Incidents involving motor-vehicles are the leading cause of work-related deaths followed by contacts with objects or equipment and falls.  For nonfatal cases with days away from work, contacts with objects or equipment are the leading cause followed by overexertion and falls.

Causes of Work-Related Deaths and Injuries.doc 

 

Workers’ Compensation Claims Costs

Head injuries are the most costly of the workers’ compensation claims.  Please see the attached graphs from the National Council on Compensation Insurance’s (NCCI) Detailed Claim Information (DCI) file, a stratified random sample of lost-time claims in 42 states.

 Workers%27 Compensation Claims.doc

 

Worker Deaths and Injuries On and Off the Job

Nine out of 10 deaths and more than two thirds of the disabling injuries suffered by workers in 2007 occurred off the job.  The ratios of off-the-job deaths and injuries to on-the-job were 11.2 to 1 and 2.7 to 1, respectively.

Production time lost due to off-the-job injuries totaled about 225,000,000 days in 2007, compared with 75,000,000 days lost by worker injuries on the job.  Production time lost in future years due to off-the-job injuries in 2007 will total an estimated 505,000,000 days, over eight times the 60,000,000 days lost in future years from 2007’s on-the-job injuries.  Off-the-job injuries to workers cost the nation at least $246.8 billion in 2007 compared to $175.3 billion for on-the-job injuries.

Injuries On and Off the Job.doc

 

While you Speak!

While you make a 10-minute safety speech, 2 persons will be killed and about 500 will suffer a disabling injury.  Costs will amount to $13,020,000.  On the average, there are 14 unintentional-injury deaths and about 3,000 disabling injuries every hour during the year.

Deaths and Injuries by Class 2007.doc

 

Injury Related Hospital Emergency Department Visits

About 42.4 million visits to hospital emergency departments in 2006 were due to injuries.

About 36% of all hospital emergency department visits in the United States were injury related, according to information from the 2006 National Hospital Ambulatory Medical Care Survey conducted for the National Center for Health Statistics.  There were approximately 119.2 million visits made to emergency departments, of which about 42.2 million were injury related.  This resulted in an annual rate of about 40.5 emergency department visits per 100 persons, of which about 14.4 visits per 100 persons were injury related.

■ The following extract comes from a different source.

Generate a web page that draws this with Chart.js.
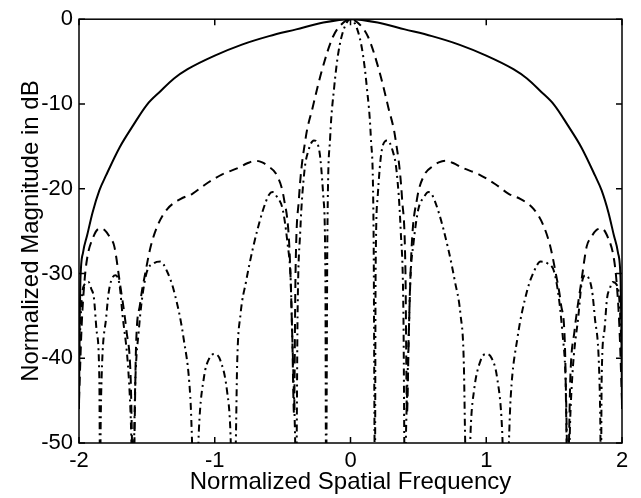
<!DOCTYPE html>
<html>
<head>
<meta charset="utf-8">
<script src="https://cdn.jsdelivr.net/npm/chart.js@4.4.0/dist/chart.umd.min.js"></script>
<style>
  html, body { margin: 0; padding: 0; background: #fff; }
  #wrap { width: 641px; height: 498px; }
</style>
</head>
<body>
<div id="wrap"><canvas id="beamChart" width="641" height="498"></canvas></div>
<script>
// axis ticks
const xTicks = [-2, -1, 0, 1, 2];
const yTicks = [-50, -40, -30, -20, -10, 0];

// solid curve (wide beam)
const solidX = [-2.0, -1.995, -1.99, -1.97, -1.94, -1.9, -1.85, -1.8, -1.7, -1.6, -1.5, -1.4, -1.3, -1.2, -1.0, -0.8, -0.6, -0.4, -0.2, 0,
  0.2, 0.4, 0.6, 0.8, 1.0, 1.2, 1.3, 1.4, 1.5, 1.6, 1.7, 1.8, 1.85, 1.9, 1.94, 1.97, 1.99, 1.995, 2.0];
const solidY = [-46, -36, -31, -27.5, -25.5, -22.8, -20.2, -18.4, -15.1, -12.5, -10.1, -8.5, -7.0, -5.9, -4.3, -3.0, -2.0, -1.2, -0.4, 0,
  -0.4, -1.2, -2.0, -3.0, -4.3, -5.9, -7.0, -8.5, -10.1, -12.5, -15.1, -18.4, -20.2, -22.8, -25.5, -27.5, -31, -36, -46];

// dashed curve
const dashX = [-2.0, -1.98, -1.96, -1.94, -1.9, -1.85, -1.81, -1.77, -1.74, -1.7, -1.65, -1.62, -1.6, -1.58, -1.55, -1.51, -1.47, -1.42, -1.35, -1.25, -1.165, -1.07, -0.945, -0.82, -0.76, -0.7, -0.65, -0.61, -0.54, -0.49, -0.45, -0.43, -0.416, -0.405, -0.38, -0.33, -0.28, -0.21, -0.13, -0.06, 0,
  0.06, 0.13, 0.21, 0.28, 0.33, 0.38, 0.405, 0.416, 0.43, 0.45, 0.49, 0.54, 0.61, 0.65, 0.7, 0.76, 0.82, 0.945, 1.07, 1.165, 1.25, 1.35, 1.42, 1.47, 1.51, 1.55, 1.58, 1.6, 1.62, 1.65, 1.7, 1.74, 1.77, 1.81, 1.85, 1.9, 1.94, 1.96, 1.98, 2.0];
const dashY = [-45, -36, -31, -28.2, -25.9, -24.7, -24.9, -25.8, -26.8, -31, -36.8, -42, -55, -38.7, -33.6, -29.8, -26.7, -24.3, -22.4, -21.2, -20.6, -19.5, -18.3, -17.5, -17.0, -16.7, -16.9, -17.3, -18.5, -21.2, -27, -36.8, -46.5, -30, -21.2, -14, -10.5, -6.0, -2.1, -0.5, 0,
  -0.5, -2.1, -6.0, -10.5, -14, -21.2, -30, -46.5, -36.8, -27, -21.2, -18.5, -17.3, -16.9, -16.7, -17.0, -17.5, -18.3, -19.5, -20.6, -21.2, -22.4, -24.3, -26.7, -29.8, -33.6, -38.7, -55, -42, -36.8, -31, -26.8, -25.8, -24.9, -24.7, -25.9, -28.2, -31, -36, -45];

// dash-dot curve (narrow beam)
const dotX = [-2.0, -1.98, -1.96, -1.93, -1.91, -1.89, -1.87, -1.85, -1.845, -1.84, -1.83, -1.8, -1.78, -1.75, -1.73, -1.7, -1.68, -1.64, -1.62, -1.603, -1.585, -1.56, -1.535, -1.5, -1.45, -1.4, -1.35, -1.3, -1.23, -1.18, -1.14, -1.117, -1.08, -1.04, -1.0, -0.96, -0.91, -0.885, -0.865, -0.845, -0.835, -0.81, -0.77, -0.72, -0.65, -0.6, -0.575, -0.54, -0.5, -0.465, -0.44, -0.43, -0.41, -0.4, -0.39, -0.37, -0.34, -0.31, -0.27, -0.23, -0.2, -0.185, -0.18, -0.17, -0.15, -0.12, -0.09, -0.05, 0,
  0.05, 0.09, 0.12, 0.15, 0.17, 0.18, 0.185, 0.2, 0.23, 0.27, 0.31, 0.34, 0.37, 0.39, 0.4, 0.41, 0.43, 0.44, 0.465, 0.5, 0.54, 0.575, 0.6, 0.65, 0.72, 0.77, 0.81, 0.835, 0.845, 0.865, 0.885, 0.91, 0.96, 1.0, 1.04, 1.08, 1.117, 1.14, 1.18, 1.23, 1.3, 1.35, 1.4, 1.45, 1.5, 1.535, 1.56, 1.585, 1.603, 1.62, 1.64, 1.68, 1.7, 1.73, 1.75, 1.78, 1.8, 1.83, 1.84, 1.845, 1.85, 1.87, 1.89, 1.91, 1.93, 1.96, 1.98, 2.0];
const dotY = [-40, -33, -31.3, -31, -31.8, -32.9, -36.8, -42.6, -55, -47.3, -40.7, -35.2, -32.1, -30.4, -30.2, -31.5, -34.8, -40.7, -46.5, -55, -42.6, -36.8, -32.9, -29.8, -28.8, -28.6, -29.8, -32.1, -37.6, -44.6, -60, -48.5, -42.3, -40, -39.5, -40.2, -43.8, -48.5, -60, -50, -40.7, -34.8, -31, -27.1, -22.8, -20.7, -20.4, -21, -22.4, -26.3, -31, -36.8, -48, -55, -35, -25, -18, -15.5, -14.3, -15.5, -21, -30, -55, -25, -14, -8, -4, -1.2, 0,
  -1.2, -4, -8, -14, -25, -55, -30, -21, -15.5, -14.3, -15.5, -18, -25, -35, -55, -48, -36.8, -31, -26.3, -22.4, -21, -20.4, -20.7, -22.8, -27.1, -31, -34.8, -40.7, -50, -60, -48.5, -43.8, -40.2, -39.5, -40, -42.3, -48.5, -60, -44.6, -37.6, -32.1, -29.8, -28.6, -28.8, -29.8, -32.9, -36.8, -42.6, -55, -46.5, -40.7, -34.8, -31.5, -30.2, -30.4, -32.1, -35.2, -40.7, -47.3, -55, -42.6, -36.8, -32.9, -31.8, -31, -31.3, -33, -40];

function pts(xs, ys) {
  return xs.map((x, i) => ({ x: x, y: ys[i] }));
}

// MATLAB-style box with inward ticks on all four sides
const boxTicks = {
  id: "boxTicks",
  afterDraw(chart) {
    const { ctx, chartArea: a, scales } = chart;
    const len = 6;
    ctx.save();
    ctx.strokeStyle = "#000";
    ctx.lineWidth = 1.5;
    ctx.strokeRect(a.left, a.top, a.right - a.left, a.bottom - a.top);
    ctx.beginPath();
    xTicks.forEach((v) => {
      const px = scales.x.getPixelForValue(v);
      ctx.moveTo(px, a.bottom);
      ctx.lineTo(px, a.bottom - len);
      ctx.moveTo(px, a.top);
      ctx.lineTo(px, a.top + len);
    });
    yTicks.forEach((v) => {
      const py = scales.y.getPixelForValue(v);
      ctx.moveTo(a.left, py);
      ctx.lineTo(a.left + len, py);
      ctx.moveTo(a.right, py);
      ctx.lineTo(a.right - len, py);
    });
    ctx.stroke();
    ctx.restore();
  },
};

const tickFont = { family: "'Liberation Sans', Arial, sans-serif", size: 22 };
const titleFont = { family: "'Liberation Sans', Arial, sans-serif", size: 24 };

new Chart(document.getElementById("beamChart").getContext("2d"), {
  type: "scatter",
  data: {
    datasets: [
      {
        label: "solid",
        data: pts(solidX, solidY),
        showLine: true,
        borderColor: "#000",
        borderWidth: 2,
        pointRadius: 0,
        cubicInterpolationMode: "monotone",
      },
      {
        label: "dashed",
        data: pts(dashX, dashY),
        showLine: true,
        borderColor: "#000",
        borderWidth: 2,
        borderDash: [9, 6],
        pointRadius: 0,
        cubicInterpolationMode: "monotone",
      },
      {
        label: "dashdot",
        data: pts(dotX, dotY),
        showLine: true,
        borderColor: "#000",
        borderWidth: 2,
        borderDash: [7, 4, 2, 4],
        pointRadius: 0,
        cubicInterpolationMode: "monotone",
      },
    ],
  },
  options: {
    responsive: false,
    animation: false,
    layout: { padding: { top: 15, right: 19, left: 0, bottom: 0 } },
    plugins: {
      legend: { display: false },
      tooltip: { enabled: false },
    },
    scales: {
      x: {
        type: "linear",
        min: -2,
        max: 2,
        afterBuildTicks: (s) => { s.ticks = xTicks.map((v) => ({ value: v })); },
        afterFit: (s) => { s.height = 55; },
        grid: { display: false, drawTicks: false },
        border: { display: false },
        ticks: { color: "#000", font: tickFont, padding: 5 },
        title: {
          display: true,
          text: "Normalized Spatial Frequency",
          color: "#000",
          font: titleFont,
          padding: { top: 0, bottom: 1 },
        },
      },
      y: {
        min: -50,
        max: 0,
        afterBuildTicks: (s) => { s.ticks = yTicks.map((v) => ({ value: v })); },
        afterFit: (s) => { s.width = 79; },
        grid: { display: false, drawTicks: false },
        border: { display: false },
        ticks: { color: "#000", font: tickFont, padding: 6 },
        title: {
          display: true,
          text: "Normalized Magnitude in dB",
          color: "#000",
          font: titleFont,
          padding: { top: 17, bottom: 0 },
        },
      },
    },
  },
  plugins: [boxTicks],
});
</script>
</body>
</html>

ED visits by cause of injury.doc

 

All Deaths Due to Injury

Mortality by selected external causes, United States, 2005-2007

All Deaths Due to Injury.doc

 

Leading Causes of Nonfatal Unintentional Injuries

Falls are the leading cause of nonfatal unintentional injuries that are treated in hospital emergency departments (ED) according to data from the All Injury Program, a cooperative program involving the National Center for Injury Prevention and Control, CDC, and the Consumer Product Safety Commission.  Nearly eight million people were treated in an ED for fall related injuries in 2006.  Falls were the leading cause of nonfatal injuries for all age groups except for the 10-14 and 15-24 year old age groups, for which struck by or against an object or person was the leading cause.  Struck by or against, overexertion, and motor-vehicle crashes involving vehicle occupants were also leading causes for most age groups.

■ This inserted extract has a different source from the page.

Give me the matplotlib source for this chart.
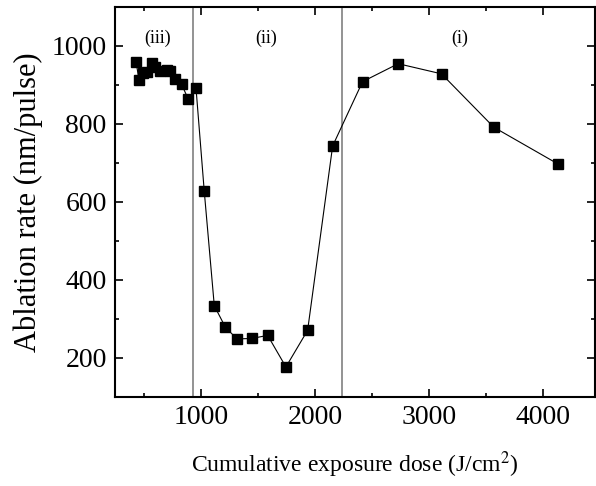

Leading Causes of Nonfatal Unintentional Injuries.doc

 

Leading Causes of Death

Unintentional injuries are the fifth leading cause of death overall and first among persons in age groups from 1 to 44.  By single years of age, unintentional injuries are the leading cause from 1 to 41.

Causes are ranked for both sexes combined.  Some leading causes for males and females separately may not be shown.  Beginning with 1999 data, deaths are classified according to the 10th revision of the International Classification of Diseases. 

Leading Causes of Death.doc

 

All Unintentional Injuries
Unintentional-injury deaths were down 0.4% in 2007 compared to the revised 2006 estimate.  Unintentional-injury deaths were estimated to total 120,000 in 2007 and 120,500 in 2006.  The 2007 estimate is 2% greater than the 2005 final county of 117,809.  The 2007 estimate is 38% greater than the 1992 total of 86,777 (the lowest annual total since 1924) and 3% greater than the previous highest total of 116,385 deaths in 1969.